John made the point that the professional background of people is not relevant. What is needed is for them to understand what the job of a governor is. I love the fact that John used the word “job”. Governors need to treat governance as a job and not a pastime or badge of honour! John then provided what for me was the highlight of the session. He said he would like provision for induction and professional development for governors, chairs and clerks to be written into funding agreements. Laura McInerney and I were tweeting at the same time. John had suggested a model in which the new regional commissioners, LA and Ofsted would work together as the middle tier. This made Laura say that she was considering starting a John Clarke fan club. When John suggested enshrining training in the funding agreement I told Laura that I would become a fully paid up member of the fan club! I do hope John’s suggestion is included in the final report.
Finally, a question about accountability. Dominic Raab asked who should parents in an academy hold to account; the head, the governors or the LA? Emma said that to some extent it depends on the issue but formally it is the board.
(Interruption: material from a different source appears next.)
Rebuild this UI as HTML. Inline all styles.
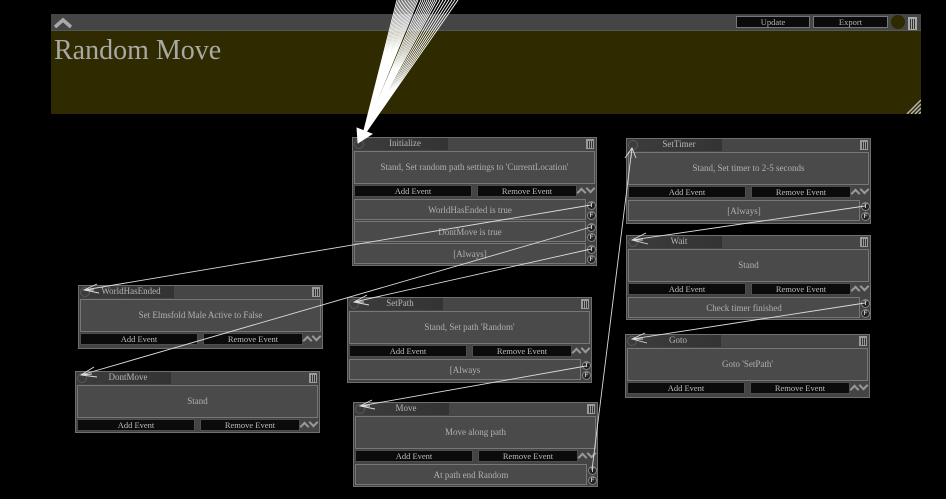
<!DOCTYPE html>
<html>
<head>
<meta charset="utf-8">
<style>
html,body{margin:0;padding:0;background:#000;width:946px;height:499px;overflow:hidden}
body{position:relative;font-family:"Liberation Serif",serif;color:#b0b0b0}
#pan{position:absolute;left:51px;top:14px;width:870px;height:100px;background:#2f2a00}
#hd{position:absolute;left:0;top:0;width:870px;height:17px;background:#454545;box-shadow:inset 0 -1px 0 #555}
#ttl{position:absolute;left:3px;top:19px;font-size:28px;line-height:36px;color:#a8a8a4;white-space:nowrap}
.tb{position:absolute;top:2px;height:12px;background:#0b0b0b;box-shadow:inset 0 0 0 1px #777;font-size:8.5px;line-height:13px;text-align:center;color:#b5b5b5}
.n{position:absolute;width:245px;background:#444;box-shadow:inset 0 0 0 1px #6f6f6f;filter:blur(.25px)}
.tab{position:absolute;left:1px;top:1px;width:95px;height:12px;background:linear-gradient(90deg,#3c3c3c,#353535 85%,#333);font-size:9px;line-height:11px;text-align:center;padding-left:9px;box-sizing:border-box;color:#b5b5b5}
.bar{position:absolute;left:96px;top:1px;right:1px;height:12px;background:#464646}
.c{position:absolute;left:2px;top:2px;width:8px;height:8px;border:1px solid #5a5a5a;border-radius:50%}
.tr{position:absolute;left:234px;top:2px;width:8px;height:10px;background:repeating-linear-gradient(90deg,#999 0 1px,#333 1px 2px);border:1px solid #999;border-top:2px solid #999;box-sizing:border-box}
.b{position:absolute;left:2px;top:14px;width:241px;height:33px;background:#4a4a4a;box-shadow:inset 0 0 0 1px #777;font-size:9px;line-height:33px;text-align:center}
.a,.r{position:absolute;top:48px;height:12px;background:#0b0b0b;box-shadow:inset 0 0 0 1px #4e4e4e;font-size:8.5px;line-height:13px;text-align:center;color:#bdbdbd}
.a{left:2px;width:118px}
.r{left:125px;width:100px}
.u,.d{position:absolute;width:5px;height:5px;border:solid #999;transform:rotate(45deg)}
.u{left:226px;top:52px;border-width:2px 0 0 2px}
.d{left:235px;top:48px;border-width:0 2px 2px 0}
.w{position:absolute;left:2px;width:232px;height:21px;background:#4a4a4a;box-shadow:inset 0 0 0 1px #777;font-size:9px;line-height:23px;text-align:center}
.t{position:absolute;left:235px;width:9px;height:9px;border-radius:50%;background:#222;box-shadow:inset 0 0 0 1px #888;font:bold 6.5px/9px "Liberation Sans",sans-serif;text-align:center;color:#ccc}
svg{position:absolute;left:0;top:0}
</style>
</head>
<body>
<div id="pan">
  <div id="hd"></div>
  <svg width="30" height="17" style="left:0;top:0"><path d="M4 13 L12 6 L20 13" fill="none" stroke="#a9a9a9" stroke-width="3.5"/></svg>
  <div id="ttl">Random Move</div>
  <div class="tb" style="left:685px;width:74px">Update</div>
  <div class="tb" style="left:762px;width:75px">Export</div>
  <div style="position:absolute;left:840px;top:1px;width:14px;height:14px;border-radius:50%;background:#2f2a00"></div>
  <div style="position:absolute;left:857px;top:3px;width:9px;height:13px;box-sizing:border-box;border:1px solid #aaa;border-top:2px solid #aaa;background:repeating-linear-gradient(90deg,#aaa 0 1px,#333 1px 2px)"></div>
  <svg width="16" height="16" style="left:854px;top:84px"><path d="M2 16 L16 2 M6 16 L16 6 M10 16 L16 10 M14 16 L16 14" stroke="#b5b5b5" stroke-width="1.5"/></svg>
</div>

<div class="n" style="left:352px;top:137px;height:129px"><div class="bar"></div><div class="tab">Initialize</div><div class="c"></div><div class="tr"></div>
  <div class="b">Stand, Set random path settings to 'CurrentLocation'</div><div class="a">Add Event</div><div class="r">Remove Event</div><div class="u"></div><div class="d"></div>
  <div class="w" style="top:62px">WorldHasEnded is true</div><div class="t" style="top:64px">T</div><div class="t" style="top:74px">F</div>
  <div class="w" style="top:84px">DontMove is true</div><div class="t" style="top:86px">T</div><div class="t" style="top:96px">F</div>
  <div class="w" style="top:106px">[Always]</div><div class="t" style="top:108px">T</div><div class="t" style="top:118px">F</div>
</div>

<div class="n" style="left:626px;top:138px;height:86px"><div class="bar"></div><div class="tab">SetTimer</div><div class="c"></div><div class="tr"></div>
  <div class="b">Stand, Set timer to 2-5 seconds</div><div class="a">Add Event</div><div class="r">Remove Event</div><div class="u"></div><div class="d"></div>
  <div class="w" style="top:62px">[Always]</div><div class="t" style="top:64px">T</div><div class="t" style="top:74px">F</div>
</div>

<div class="n" style="left:626px;top:235px;height:85px"><div class="bar"></div><div class="tab">Wait</div><div class="c"></div><div class="tr"></div>
  <div class="b">Stand</div><div class="a">Add Event</div><div class="r">Remove Event</div><div class="u"></div><div class="d"></div>
  <div class="w" style="top:62px">Check timer finished</div><div class="t" style="top:64px">T</div><div class="t" style="top:74px">F</div>
</div>

<div class="n" style="left:625px;top:334px;height:64px"><div class="bar"></div><div class="tab">Goto</div><div class="c"></div><div class="tr"></div>
  <div class="b">Goto 'SetPath'</div><div class="a">Add Event</div><div class="r">Remove Event</div><div class="u"></div><div class="d"></div>
</div>

<div class="n" style="left:347px;top:297px;height:86px"><div class="bar"></div><div class="tab">SetPath</div><div class="c"></div><div class="tr"></div>
  <div class="b">Stand, Set path 'Random'</div><div class="a">Add Event</div><div class="r">Remove Event</div><div class="u"></div><div class="d"></div>
  <div class="w" style="top:62px">[Always</div><div class="t" style="top:64px">T</div><div class="t" style="top:74px">F</div>
</div>

<div class="n" style="left:353px;top:402px;height:85px"><div class="bar"></div><div class="tab">Move</div><div class="c"></div><div class="tr"></div>
  <div class="b">Move along path</div><div class="a">Add Event</div><div class="r">Remove Event</div><div class="u"></div><div class="d"></div>
  <div class="w" style="top:62px">At path end Random</div><div class="t" style="top:64px">T</div><div class="t" style="top:74px">F</div>
</div>

<div class="n" style="left:78px;top:285px;height:64px"><div class="bar"></div><div class="tab">WorldHasEnded</div><div class="c"></div><div class="tr"></div>
  <div class="b">Set Elmsfold Male Active to False</div><div class="a">Add Event</div><div class="r">Remove Event</div><div class="u"></div><div class="d"></div>
</div>

<div class="n" style="left:75px;top:371px;height:62px"><div class="bar"></div><div class="tab">DontMove</div><div class="c"></div><div class="tr"></div>
  <div class="b">Stand</div><div class="a">Add Event</div><div class="r">Remove Event</div><div class="u"></div><div class="d"></div>
</div>

<svg width="946" height="499" fill="none" stroke="#dcdcdc" stroke-width=".9">
  <path stroke="#fff" d="M397 0L362 138M398.5 0L362 138M400 0L362 138M401.5 0L362 138M403 0L362 138M404.5 0L362 138M406 0L362 138M407.5 0L362 138M409 0L362 138M410.5 0L362 138M412 0L362 138M413.5 0L362 138M415 0L362 138M416.5 0L362 138M418 0L362 138"/>
  <path stroke="#fff" d="M421 0L362 138M423 0L362 138M425 0L362 138M427 0L362 138M429 0L362 138M431 0L362 138M433 0L362 138M435 0L362 138M437 0L362 138M440 0L362 138M443 0L362 138M446 0L362 138M449 0L362 138M452 0L362 138M455 0L362 138M458 0L362 138"/>
  <path fill="#fff" stroke="#fff" d="M358 143L357 128L372 134Z"/>

  <path d="M591 205L84 290M97 284L84 290L99 293M84 290L94 290"/>
  <path d="M591 227L81 375M94 367L81 375L97 377M81 375L92 374"/>
  <path d="M591 249L354 302M367 295L354 302L369 305M354 302L364 302"/>
  <path d="M586 366L360 406M372 400L360 406L375 409M360 406L370 406"/>
  <path d="M592 470L632 148M625 158L632 148L636 158M631 158L632 148"/>
  <path d="M865 206L632 240M646 233L632 240L648 244M632 240L643 240"/>
  <path d="M865 303L632 339M645 333L632 339L647 343M632 339L643 339"/>
</svg>
</body>
</html>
Emma made the point that we sometimes think that parent governors are a way of engaging with parents. One common misconception is that parent, staff or LA governors represent parents, staff or the LA but this is not the case. Once you enter the board room you need to leave your baggage at the door and remember that your job is to watch out for the interests of the children. Governors do need to keep reminding themselves that they are representative parent/staff and not parent/staff representatives.